Exercise brief >>
Write the data out again exactly, dropping any images it holds.

##############################

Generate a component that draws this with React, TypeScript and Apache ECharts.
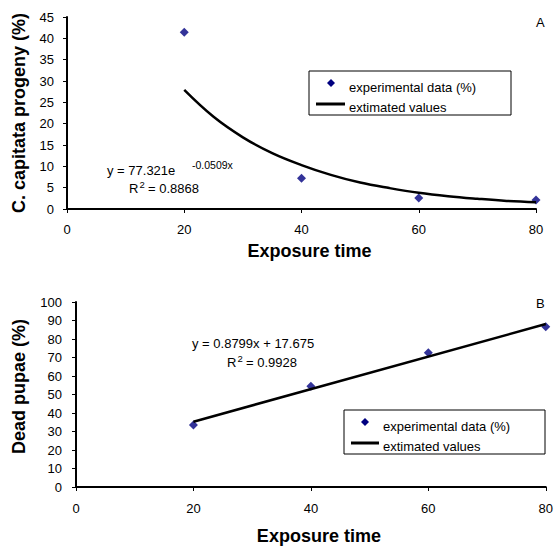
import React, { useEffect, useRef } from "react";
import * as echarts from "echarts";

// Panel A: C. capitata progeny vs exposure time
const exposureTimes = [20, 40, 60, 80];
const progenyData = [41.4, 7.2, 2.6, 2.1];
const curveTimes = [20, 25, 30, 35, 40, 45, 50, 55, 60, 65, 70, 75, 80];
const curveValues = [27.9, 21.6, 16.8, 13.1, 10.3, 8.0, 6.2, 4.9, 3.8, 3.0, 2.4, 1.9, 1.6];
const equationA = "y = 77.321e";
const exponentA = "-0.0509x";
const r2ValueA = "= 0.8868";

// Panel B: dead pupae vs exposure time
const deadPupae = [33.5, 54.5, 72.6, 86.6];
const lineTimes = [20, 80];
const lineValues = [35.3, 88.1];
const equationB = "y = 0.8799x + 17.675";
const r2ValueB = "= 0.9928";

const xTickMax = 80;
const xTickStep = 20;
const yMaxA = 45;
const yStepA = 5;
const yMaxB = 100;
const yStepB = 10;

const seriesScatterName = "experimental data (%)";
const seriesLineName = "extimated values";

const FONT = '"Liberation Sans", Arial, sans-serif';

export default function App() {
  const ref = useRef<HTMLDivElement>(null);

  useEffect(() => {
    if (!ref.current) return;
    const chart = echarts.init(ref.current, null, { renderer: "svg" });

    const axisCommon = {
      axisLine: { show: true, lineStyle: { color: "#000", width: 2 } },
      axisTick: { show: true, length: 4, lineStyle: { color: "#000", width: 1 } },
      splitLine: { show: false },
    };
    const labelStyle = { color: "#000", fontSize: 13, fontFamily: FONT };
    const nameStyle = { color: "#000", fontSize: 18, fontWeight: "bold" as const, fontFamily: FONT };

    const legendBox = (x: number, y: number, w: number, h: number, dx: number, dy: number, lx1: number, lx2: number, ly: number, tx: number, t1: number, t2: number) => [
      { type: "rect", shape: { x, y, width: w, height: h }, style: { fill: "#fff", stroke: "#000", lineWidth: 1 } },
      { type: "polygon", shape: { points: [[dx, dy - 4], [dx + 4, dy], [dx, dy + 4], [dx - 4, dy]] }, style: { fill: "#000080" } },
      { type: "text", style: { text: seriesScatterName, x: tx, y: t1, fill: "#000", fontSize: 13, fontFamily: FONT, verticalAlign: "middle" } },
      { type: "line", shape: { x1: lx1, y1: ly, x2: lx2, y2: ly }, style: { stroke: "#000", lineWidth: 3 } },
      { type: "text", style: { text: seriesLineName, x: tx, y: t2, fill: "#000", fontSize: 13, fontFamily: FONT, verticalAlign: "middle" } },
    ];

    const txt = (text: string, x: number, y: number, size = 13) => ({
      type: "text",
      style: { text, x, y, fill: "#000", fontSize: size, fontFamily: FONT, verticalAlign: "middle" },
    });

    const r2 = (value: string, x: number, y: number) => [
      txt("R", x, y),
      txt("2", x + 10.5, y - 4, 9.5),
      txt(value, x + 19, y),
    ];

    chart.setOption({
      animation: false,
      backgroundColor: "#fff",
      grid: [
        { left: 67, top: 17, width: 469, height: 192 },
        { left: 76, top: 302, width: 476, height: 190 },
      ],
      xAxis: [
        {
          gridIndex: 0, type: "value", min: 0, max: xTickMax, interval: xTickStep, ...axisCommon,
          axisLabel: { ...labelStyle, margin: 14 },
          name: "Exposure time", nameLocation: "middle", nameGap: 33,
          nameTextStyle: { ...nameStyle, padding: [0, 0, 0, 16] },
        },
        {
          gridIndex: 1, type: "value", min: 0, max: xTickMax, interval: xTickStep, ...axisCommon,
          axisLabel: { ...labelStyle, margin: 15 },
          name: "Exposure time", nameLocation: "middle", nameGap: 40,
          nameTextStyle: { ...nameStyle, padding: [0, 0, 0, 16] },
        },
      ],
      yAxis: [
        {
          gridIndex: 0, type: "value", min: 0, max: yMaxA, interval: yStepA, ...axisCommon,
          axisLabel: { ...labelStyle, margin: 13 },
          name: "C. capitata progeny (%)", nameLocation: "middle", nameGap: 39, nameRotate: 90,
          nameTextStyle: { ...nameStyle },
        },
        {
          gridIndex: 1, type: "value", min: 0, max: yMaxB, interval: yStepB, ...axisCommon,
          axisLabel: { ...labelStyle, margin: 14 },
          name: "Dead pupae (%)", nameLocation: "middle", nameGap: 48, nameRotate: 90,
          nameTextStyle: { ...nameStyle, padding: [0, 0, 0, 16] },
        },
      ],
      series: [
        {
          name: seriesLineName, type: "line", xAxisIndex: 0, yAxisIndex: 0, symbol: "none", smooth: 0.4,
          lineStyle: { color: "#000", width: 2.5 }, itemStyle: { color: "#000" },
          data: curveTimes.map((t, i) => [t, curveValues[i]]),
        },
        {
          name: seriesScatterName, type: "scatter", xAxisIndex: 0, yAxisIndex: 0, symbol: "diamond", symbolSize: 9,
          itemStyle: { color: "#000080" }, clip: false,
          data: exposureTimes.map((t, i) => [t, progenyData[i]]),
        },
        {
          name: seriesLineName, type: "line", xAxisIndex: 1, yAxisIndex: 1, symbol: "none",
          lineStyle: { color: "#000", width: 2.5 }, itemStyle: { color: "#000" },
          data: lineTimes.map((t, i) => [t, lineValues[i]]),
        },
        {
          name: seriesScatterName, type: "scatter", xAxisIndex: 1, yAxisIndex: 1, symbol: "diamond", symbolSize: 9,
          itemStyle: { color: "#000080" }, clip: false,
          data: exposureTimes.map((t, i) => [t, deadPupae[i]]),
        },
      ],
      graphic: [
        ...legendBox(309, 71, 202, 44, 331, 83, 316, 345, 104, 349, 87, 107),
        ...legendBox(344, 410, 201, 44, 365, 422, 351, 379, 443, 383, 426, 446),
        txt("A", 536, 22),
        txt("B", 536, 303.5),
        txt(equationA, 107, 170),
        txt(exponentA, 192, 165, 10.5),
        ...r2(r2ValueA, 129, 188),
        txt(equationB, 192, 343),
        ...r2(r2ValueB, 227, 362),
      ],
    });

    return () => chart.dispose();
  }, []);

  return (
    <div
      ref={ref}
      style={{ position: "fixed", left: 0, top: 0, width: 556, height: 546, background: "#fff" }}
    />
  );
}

##############################

Result >>
Generate a component that draws this with React, TypeScript and Apache ECharts.
import React, { useEffect, useRef } from "react";
import * as echarts from "echarts";

// Panel A: C. capitata progeny vs exposure time
const exposureTimes = [20, 40, 60, 80];
const progenyData = [41.4, 7.2, 2.6, 2.1];
const curveTimes = [20, 25, 30, 35, 40, 45, 50, 55, 60, 65, 70, 75, 80];
const curveValues = [27.9, 21.6, 16.8, 13.1, 10.3, 8.0, 6.2, 4.9, 3.8, 3.0, 2.4, 1.9, 1.6];
const equationA = "y = 77.321e";
const exponentA = "-0.0509x";
const r2ValueA = "= 0.8868";

// Panel B: dead pupae vs exposure time
const deadPupae = [33.5, 54.5, 72.6, 86.6];
const lineTimes = [20, 80];
const lineValues = [35.3, 88.1];
const equationB = "y = 0.8799x + 17.675";
const r2ValueB = "= 0.9928";

const xTickMax = 80;
const xTickStep = 20;
const yMaxA = 45;
const yStepA = 5;
const yMaxB = 100;
const yStepB = 10;

const seriesScatterName = "experimental data (%)";
const seriesLineName = "extimated values";

const FONT = '"Liberation Sans", Arial, sans-serif';

export default function App() {
  const ref = useRef<HTMLDivElement>(null);

  useEffect(() => {
    if (!ref.current) return;
    const chart = echarts.init(ref.current, null, { renderer: "svg" });

    const axisCommon = {
      axisLine: { show: true, lineStyle: { color: "#000", width: 2 } },
      axisTick: { show: true, length: 4, lineStyle: { color: "#000", width: 1 } },
      splitLine: { show: false },
    };
    const labelStyle = { color: "#000", fontSize: 13, fontFamily: FONT };
    const nameStyle = { color: "#000", fontSize: 18, fontWeight: "bold" as const, fontFamily: FONT };

    const legendBox = (x: number, y: number, w: number, h: number, dx: number, dy: number, lx1: number, lx2: number, ly: number, tx: number, t1: number, t2: number) => [
      { type: "rect", shape: { x, y, width: w, height: h }, style: { fill: "#fff", stroke: "#000", lineWidth: 1 } },
      { type: "polygon", shape: { points: [[dx, dy - 4], [dx + 4, dy], [dx, dy + 4], [dx - 4, dy]] }, style: { fill: "#000080" } },
      { type: "text", style: { text: seriesScatterName, x: tx, y: t1, fill: "#000", fontSize: 13, fontFamily: FONT, verticalAlign: "middle" } },
      { type: "line", shape: { x1: lx1, y1: ly, x2: lx2, y2: ly }, style: { stroke: "#000", lineWidth: 3 } },
      { type: "text", style: { text: seriesLineName, x: tx, y: t2, fill: "#000", fontSize: 13, fontFamily: FONT, verticalAlign: "middle" } },
    ];

    const txt = (text: string, x: number, y: number, size = 13) => ({
      type: "text",
      style: { text, x, y, fill: "#000", fontSize: size, fontFamily: FONT, verticalAlign: "middle" },
    });

    const r2 = (value: string, x: number, y: number) => [
      txt("R", x, y),
      txt("2", x + 10.5, y - 4, 9.5),
      txt(value, x + 19, y),
    ];

    chart.setOption({
      animation: false,
      backgroundColor: "#fff",
      grid: [
        { left: 67, top: 17, width: 469, height: 192 },
        { left: 76, top: 302, width: 476, height: 190 },
      ],
      xAxis: [
        {
          gridIndex: 0, type: "value", min: 0, max: xTickMax, interval: xTickStep, ...axisCommon,
          axisLabel: { ...labelStyle, margin: 14 },
          name: "Exposure time", nameLocation: "middle", nameGap: 33,
          nameTextStyle: { ...nameStyle, padding: [0, 0, 0, 16] },
        },
        {
          gridIndex: 1, type: "value", min: 0, max: xTickMax, interval: xTickStep, ...axisCommon,
          axisLabel: { ...labelStyle, margin: 15 },
          name: "Exposure time", nameLocation: "middle", nameGap: 40,
          nameTextStyle: { ...nameStyle, padding: [0, 0, 0, 16] },
        },
      ],
      yAxis: [
        {
          gridIndex: 0, type: "value", min: 0, max: yMaxA, interval: yStepA, ...axisCommon,
          axisLabel: { ...labelStyle, margin: 13 },
          name: "C. capitata progeny (%)", nameLocation: "middle", nameGap: 39, nameRotate: 90,
          nameTextStyle: { ...nameStyle },
        },
        {
          gridIndex: 1, type: "value", min: 0, max: yMaxB, interval: yStepB, ...axisCommon,
          axisLabel: { ...labelStyle, margin: 14 },
          name: "Dead pupae (%)", nameLocation: "middle", nameGap: 48, nameRotate: 90,
          nameTextStyle: { ...nameStyle, padding: [0, 0, 0, 16] },
        },
      ],
      series: [
        {
          name: seriesLineName, type: "line", xAxisIndex: 0, yAxisIndex: 0, symbol: "none", smooth: 0.4,
          lineStyle: { color: "#000", width: 2.5 }, itemStyle: { color: "#000" },
          data: curveTimes.map((t, i) => [t, curveValues[i]]),
        },
        {
          name: seriesScatterName, type: "scatter", xAxisIndex: 0, yAxisIndex: 0, symbol: "diamond", symbolSize: 9,
          itemStyle: { color: "#000080" }, clip: false,
          data: exposureTimes.map((t, i) => [t, progenyData[i]]),
        },
        {
          name: seriesLineName, type: "line", xAxisIndex: 1, yAxisIndex: 1, symbol: "none",
          lineStyle: { color: "#000", width: 2.5 }, itemStyle: { color: "#000" },
          data: lineTimes.map((t, i) => [t, lineValues[i]]),
        },
        {
          name: seriesScatterName, type: "scatter", xAxisIndex: 1, yAxisIndex: 1, symbol: "diamond", symbolSize: 9,
          itemStyle: { color: "#000080" }, clip: false,
          data: exposureTimes.map((t, i) => [t, deadPupae[i]]),
        },
      ],
      graphic: [
        ...legendBox(309, 71, 202, 44, 331, 83, 316, 345, 104, 349, 87, 107),
        ...legendBox(344, 410, 201, 44, 365, 422, 351, 379, 443, 383, 426, 446),
        txt("A", 536, 22),
        txt("B", 536, 303.5),
        txt(equationA, 107, 170),
        txt(exponentA, 192, 165, 10.5),
        ...r2(r2ValueA, 129, 188),
        txt(equationB, 192, 343),
        ...r2(r2ValueB, 227, 362),
      ],
    });

    return () => chart.dispose();
  }, []);

  return (
    <div
      ref={ref}
      style={{ position: "fixed", left: 0, top: 0, width: 556, height: 546, background: "#fff" }}
    />
  );
}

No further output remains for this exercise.